Norman Greenbaum led a festive version of his big hit, “Spirit in the Sky.” Bonita Capps and several others helped with backup vocals as a plethora of others turned the song into a celebratory happening.
The Jefferson Airplane was celebrated at the end of the second set, with singer-songwriter Paula Frazer (Tarnation) assuming Grace Slick’s clear and haunting vocals on “White Rabbit.” Darby Gould returned to sing “Somebody to Love,” with Freiberg and Loiacano coming back to add to the band-at-the-moment of Lebo, Sless, McNamee, Sears, Siegel, Molo, and Lane.
After a short break, and in keeping with the Rex Foundation’s historic Grateful Dead connection, the theme of the evening, and the makeup of the crowd, the festivities closed out with a set of songs from The Grateful Dead’s live catalog. The tribute to the archetypal San Francisco band began with the T Sisters’ you-could-hear-a-pin-drop performance of the beloved ballad, Jerry Garcia/Robert Hunter’s “Attics of My Life.”
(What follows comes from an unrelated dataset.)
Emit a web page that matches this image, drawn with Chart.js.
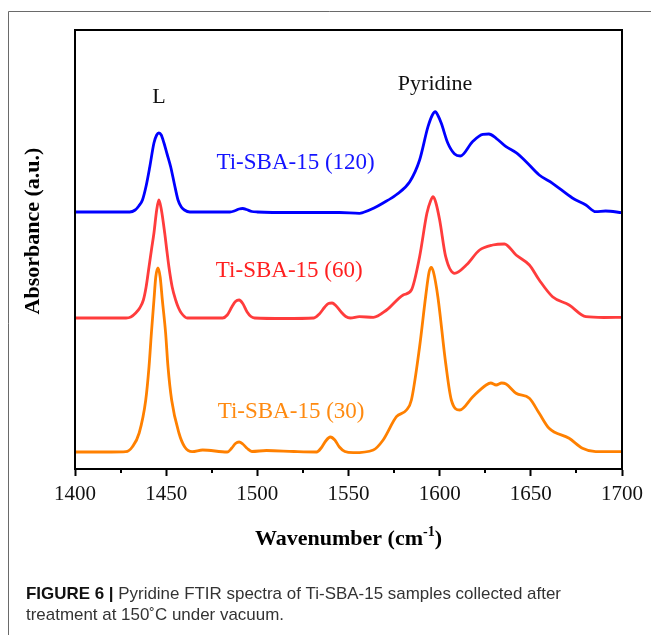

Next, the band, now featuring Lebo, Frazer, and Adams on vocals, and David Gans making an appearance on guitar took on “Viola Lee Blues,” one of the Dead’s earliest and untamed blues-rock pieces of music. “Cold Rain and Snow,” which, like “Viola Lee Blues,” was featured on The Dead’s eponymous debut record, which was released in 1967.
“Dancing in the Streets,” the namesake of the event and that Martha and the Vandellas’ ‘60s classic that The Dead adopted and performed during most of their career, came next. And finally, to close out the set, and with Brothers Comatose’s Ben and Alex Morrison leading the vocals, the big band performed Buddy Holly’s “Not Fade Away,” another song that was a Grateful Dead standard seemingly forever.
With McNamee sporting a “Sergeant Pepper”-styled coat, everyone took the stage for a quite apropos encore, The Beatles’ “All You Need is Love.”